I have an idea on what I'd do but it'd probably be way overkill, with a high probability that I'd never have to mess with it again.

If you do get a backhoe out there you may want to run a line or two out with some peas stone. That'll get the water distributed. Look up "leach field" and you may get some ideas.


----------



## jr9912 (Dec 2, 2008)

We rep for a company called Briskheat. They make all sorts of heat tapes. They make heat tapes in all sorts of lengths, voltages and wattages. I am working with one customer to help him come up with a heat tape that he can place inside a sealed copper tube inserted into his shallow well for freeze protection. His well pit is heated and his well froze below the well pit. In your case a heat tape could be wrapped on the pipe leaving the house underground and only used in the coldest time. You must use ground fault protection.


----------



## FREEPOP (Apr 11, 2002)

How do you replace it when it goes bad?


----------



## jr9912 (Dec 2, 2008)

Usually dig it up and replace it.

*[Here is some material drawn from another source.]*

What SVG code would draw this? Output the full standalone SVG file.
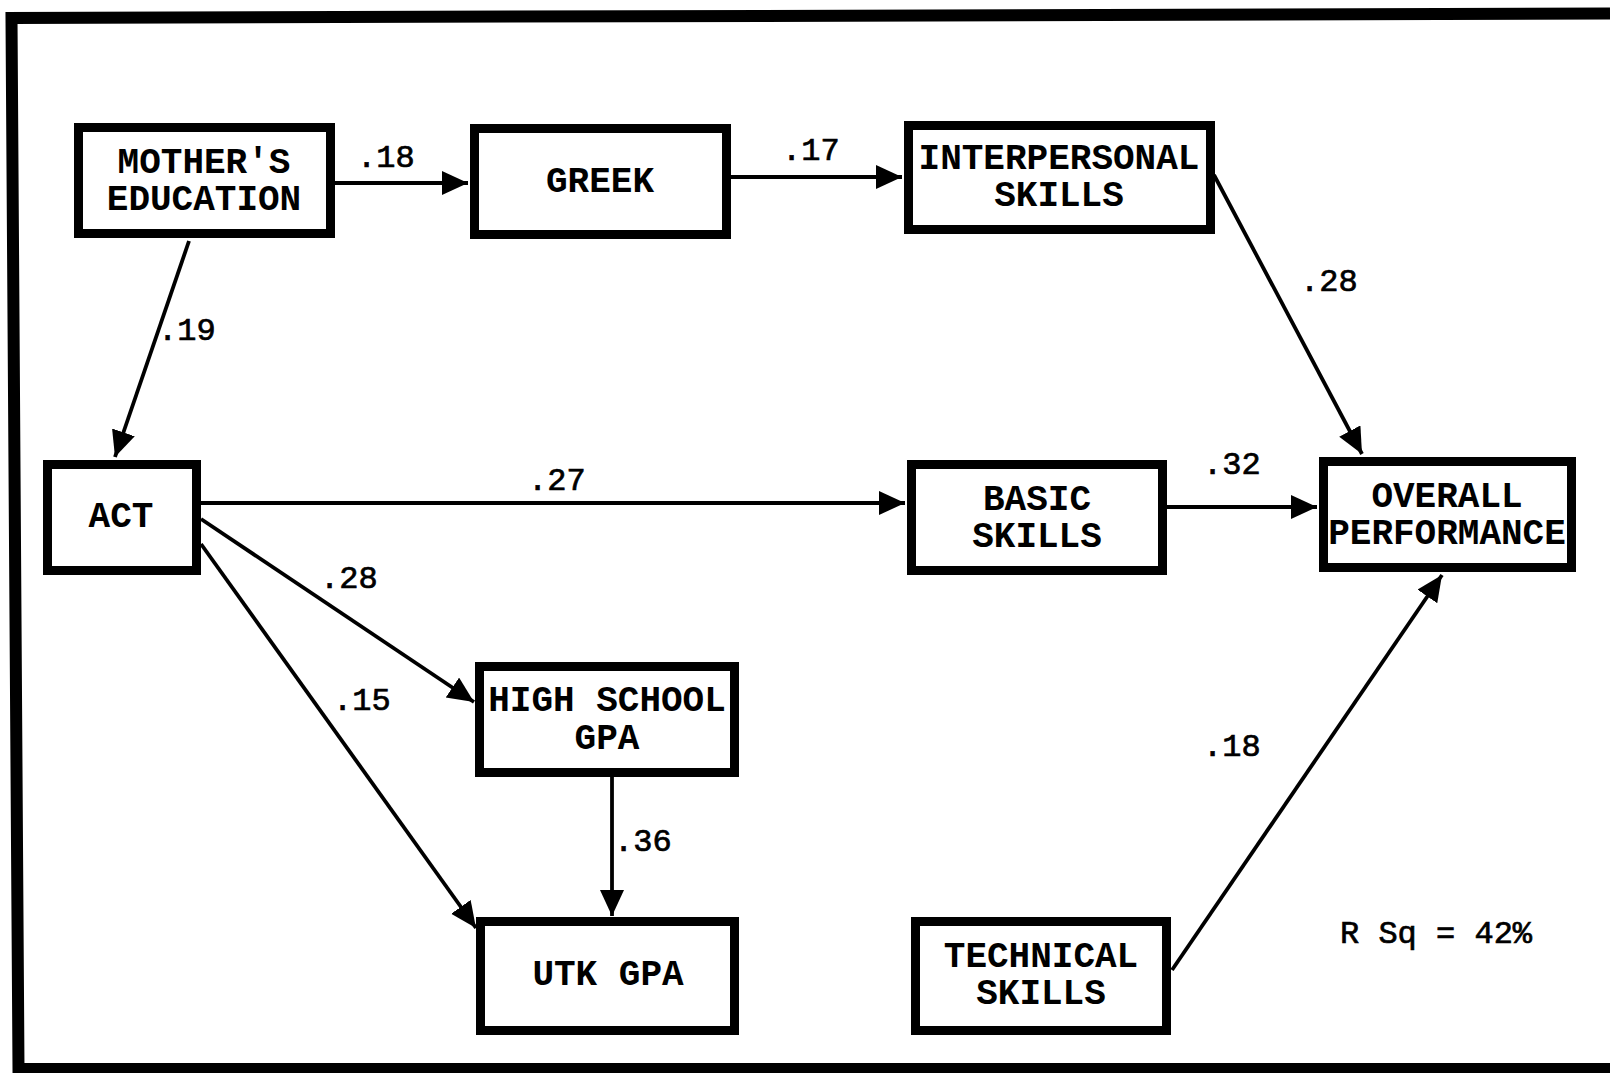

You could place it inside a copper tube that taped to the PVC pipe, the when it fails just pull it out of the tube and slide another inside. It would not be the most efficient run since it would be a straight line instead of a wrap but I am sure it would work. Or put a soft copper tube inside your PVC pipe with the heat tape inside. As long as you exited your PVC with a compression fitting. The inside of the copper tubing where the heat tape would reside would be water tight.


----------